Los Angeles Superior Court Judge Robert Perry ordered Joseph Little to serve 27 years and four months in state prison after a jury convicted him Dec. 8 on 40 counts that included identity theft, forgery, preparing false financial statements, grand theft and conspiracy, according to the Los Angeles County district attorney’s office.

Little’s co-conspirator, Dwight Shelton, 40, was sentenced to 29 years and four months in prison, according to the district attorney’s office.

“The evidence clearly showed that Dwight Shelton and Joseph Little are nothing more than cold, calculating, serial fraudsters,” said Glendale Police Det. Robert Zaun, the case’s lead investigator.

After a three-year investigation, police discovered that the pair represented themselves as real estate facilitators and recruited fraudulent mortgage brokers and notaries to submit fake loan applications and appraisals to lenders for six properties, he said.

The properties were in Glendale, West Hollywood, Whittier, Murrieta, Los Angeles and Scottsdale, Ariz., Zaun said.

Lenders advanced the loans based on information in the bogus applications, he said.

The loans were then deposited to a phony corporation, which Shelton controlled, Zaun said.

Police began investigating the pair in November 2006 after a Glendale homeowner reported that someone sold his home without his knowledge, he said.

The homeowner never put his home up for lease or sale, Zaun said.

His home was sold to a straw buyer, who typically allows his or her credit to be used to buy a home that they never intend to live in. The straw buyer generally receives compensation for the action, which is considered fraud.

But in this case, someone’s name and credit was used to buy the home without authorization, he said. The person became a straw buyer without even knowing, Zaun said.

The pair received about $780,000 through fraudulent transactions, according to the district attorney’s office.

The four financial institutions suffered a loss of hundreds of thousands of dollars in loans that were never repaid, according to the district attorney’s office.

And some properties were resold at a loss, according to the district attorney’s office.

One of the pair’s victims was an 88-year-old man with Alzheimer’s disease, whose home was fully paid for.

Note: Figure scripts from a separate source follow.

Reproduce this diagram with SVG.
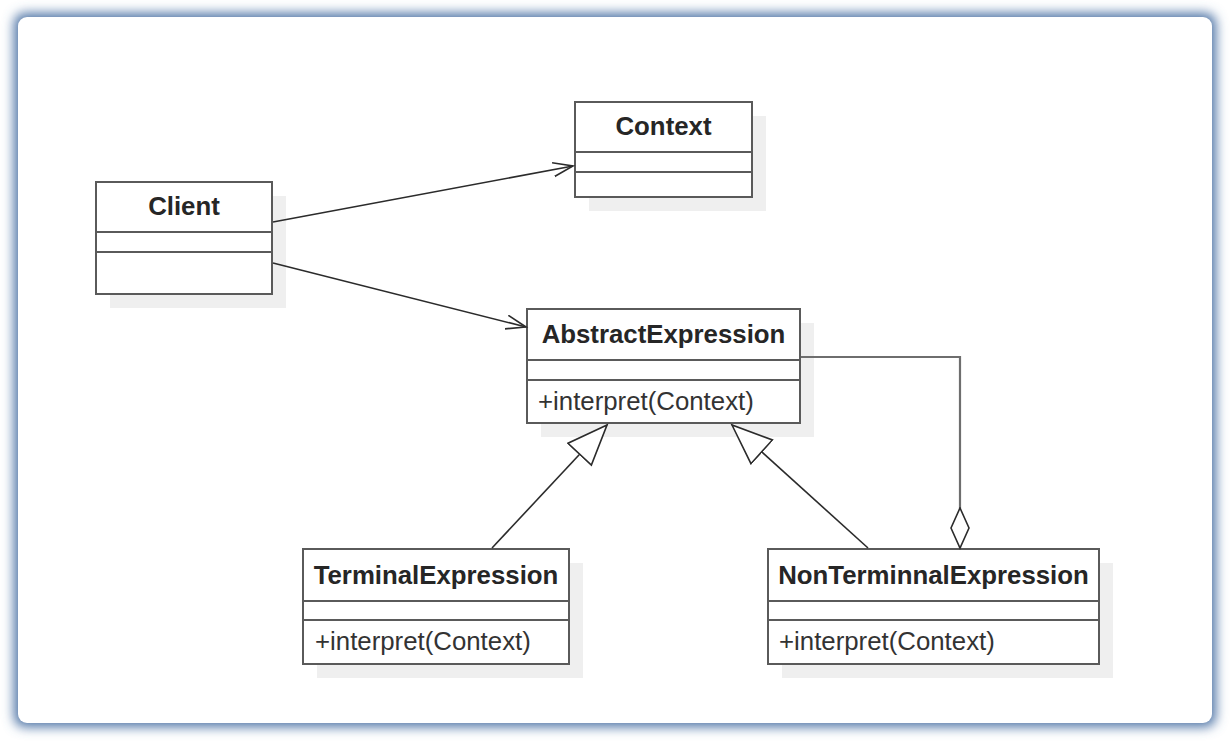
<svg xmlns="http://www.w3.org/2000/svg" width="1230" height="742" viewBox="0 0 1230 742">
<style>
.box{fill:#ffffff;stroke:#5a5a5a;stroke-width:2}
.shadow{fill:#efefef}
.sep{stroke:#5a5a5a;stroke-width:2}
.name{font-family:"Liberation Sans",Arial,sans-serif;font-size:25.8px;font-weight:bold;fill:#262626;text-anchor:middle}
.op{font-family:"Liberation Sans",Arial,sans-serif;font-size:25.8px;fill:#333}
.assoc{fill:none;stroke:#2b2b2b;stroke-width:1.6}
.agg{fill:none;stroke:#6e6e6e;stroke-width:2.2}
</style>
<defs>
<filter id="glow" x="-5%" y="-5%" width="110%" height="110%">
<feGaussianBlur stdDeviation="6"/>
</filter>
<marker id="open" markerUnits="userSpaceOnUse" markerWidth="24" markerHeight="18" refX="20" refY="8" orient="auto" viewBox="0 0 24 18">
<path d="M0,1 L20,8 L0,15" fill="none" stroke="#2b2b2b" stroke-width="1.6"/>
</marker>
<marker id="tri" markerUnits="userSpaceOnUse" markerWidth="44" markerHeight="36" refX="41" refY="17" orient="auto" viewBox="0 0 44 36">
<path d="M41,17 L1,1 L1,33 Z" fill="#ffffff" stroke="#2b2b2b" stroke-width="1.6"/>
</marker>
<marker id="diamond" markerUnits="userSpaceOnUse" markerWidth="44" markerHeight="24" refX="41" refY="10" orient="auto" viewBox="0 0 44 24">
<path d="M1,10 L21,1 L41,10 L21,19 Z" fill="#ffffff" stroke="#2b2b2b" stroke-width="1.6"/>
</marker>
</defs>
<rect x="0" y="0" width="1230" height="742" fill="#ffffff"/>
<rect x="14" y="13" width="1202" height="714" rx="11" fill="#4f74a6" filter="url(#glow)"/>
<rect x="18" y="17" width="1194" height="706" rx="9" fill="#ffffff"/>

<g id="client">
<rect class="shadow" x="110" y="196" width="176" height="112"/>
<rect class="box" x="96" y="182" width="176" height="112"/>
<line class="sep" x1="96" y1="232" x2="272" y2="232"/>
<line class="sep" x1="96" y1="252" x2="272" y2="252"/>
<text class="name" x="184" y="215">Client</text>
</g>

<g id="context">
<rect class="shadow" x="589" y="116" width="177" height="95"/>
<rect class="box" x="575" y="102" width="177" height="95"/>
<line class="sep" x1="575" y1="152" x2="752" y2="152"/>
<line class="sep" x1="575" y1="172" x2="752" y2="172"/>
<text class="name" x="663.5" y="135">Context</text>
</g>

<g id="abstractexpression">
<rect class="shadow" x="541" y="323" width="273" height="114"/>
<rect class="box" x="527" y="309" width="273" height="114"/>
<line class="sep" x1="527" y1="360" x2="800" y2="360"/>
<line class="sep" x1="527" y1="380" x2="800" y2="380"/>
<text class="name" x="663.5" y="343">AbstractExpression</text>
<text class="op" x="538" y="410">+interpret(Context)</text>
</g>

<g id="terminalexpression">
<rect class="shadow" x="317" y="563" width="266" height="115"/>
<rect class="box" x="303" y="549" width="266" height="115"/>
<line class="sep" x1="303" y1="601" x2="569" y2="601"/>
<line class="sep" x1="303" y1="620" x2="569" y2="620"/>
<text class="name" x="436" y="584">TerminalExpression</text>
<text class="op" x="315" y="650">+interpret(Context)</text>
</g>

<g id="nonterminnalexpression">
<rect class="shadow" x="782" y="563" width="331" height="115"/>
<rect class="box" x="768" y="549" width="331" height="115"/>
<line class="sep" x1="768" y1="601" x2="1099" y2="601"/>
<line class="sep" x1="768" y1="620" x2="1099" y2="620"/>
<text class="name" x="933.5" y="584">NonTerminnalExpression</text>
<text class="op" x="779" y="650">+interpret(Context)</text>
</g>

<g id="connectors">
<line class="assoc" x1="273" y1="222" x2="573" y2="166" marker-end="url(#open)"/>
<line class="assoc" x1="273" y1="263" x2="526" y2="327" marker-end="url(#open)"/>
<line class="assoc" x1="492" y1="548" x2="607" y2="425" marker-end="url(#tri)"/>
<line class="assoc" x1="868" y1="548" x2="732" y2="425" marker-end="url(#tri)"/>
<polyline class="agg" points="801,357 960,357 960,548" marker-end="url(#diamond)"/>
</g>
</svg>
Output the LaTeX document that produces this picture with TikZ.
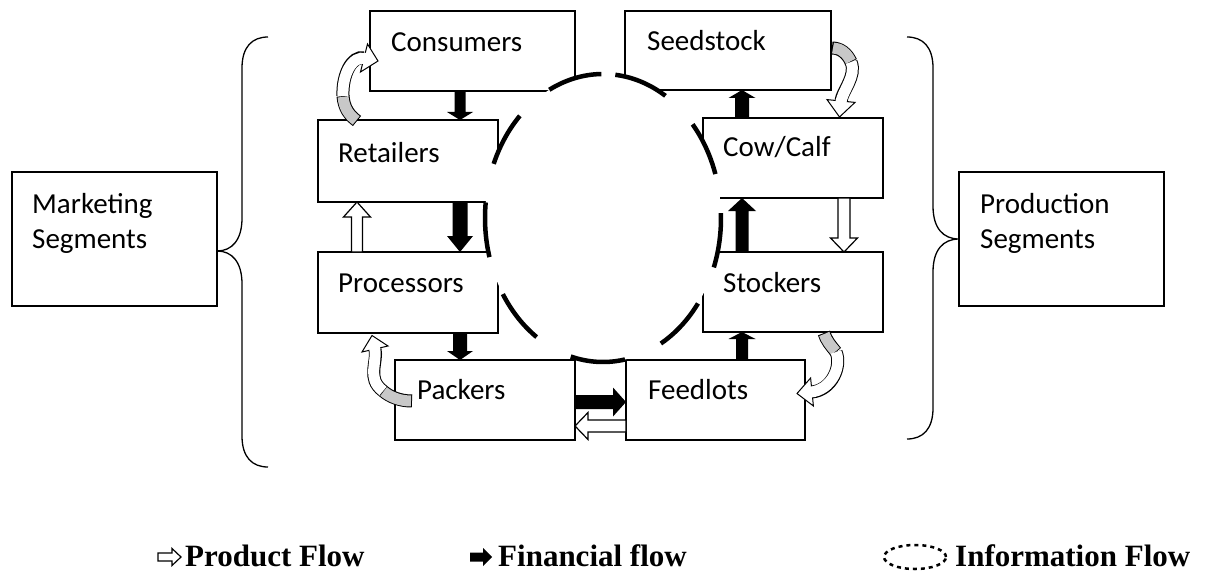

He lost more than $125,000 in the scheme.

Still, no one lost their homes, said Deputy Dist. Atty. Dan Baker of the Real Estate Fraud Section.

Another five people involved in the scheme took a plea deal before the trial, according to the district attorney’s office.

Little was also convicted and sentenced to five years in prison in a separate real estate fraud case, Baker said.

His attorney, Maryetta Marks, who’s representing him in a third fraud-related case, said he has a strong defense and plans to go forward with a preliminary hearing for those charges.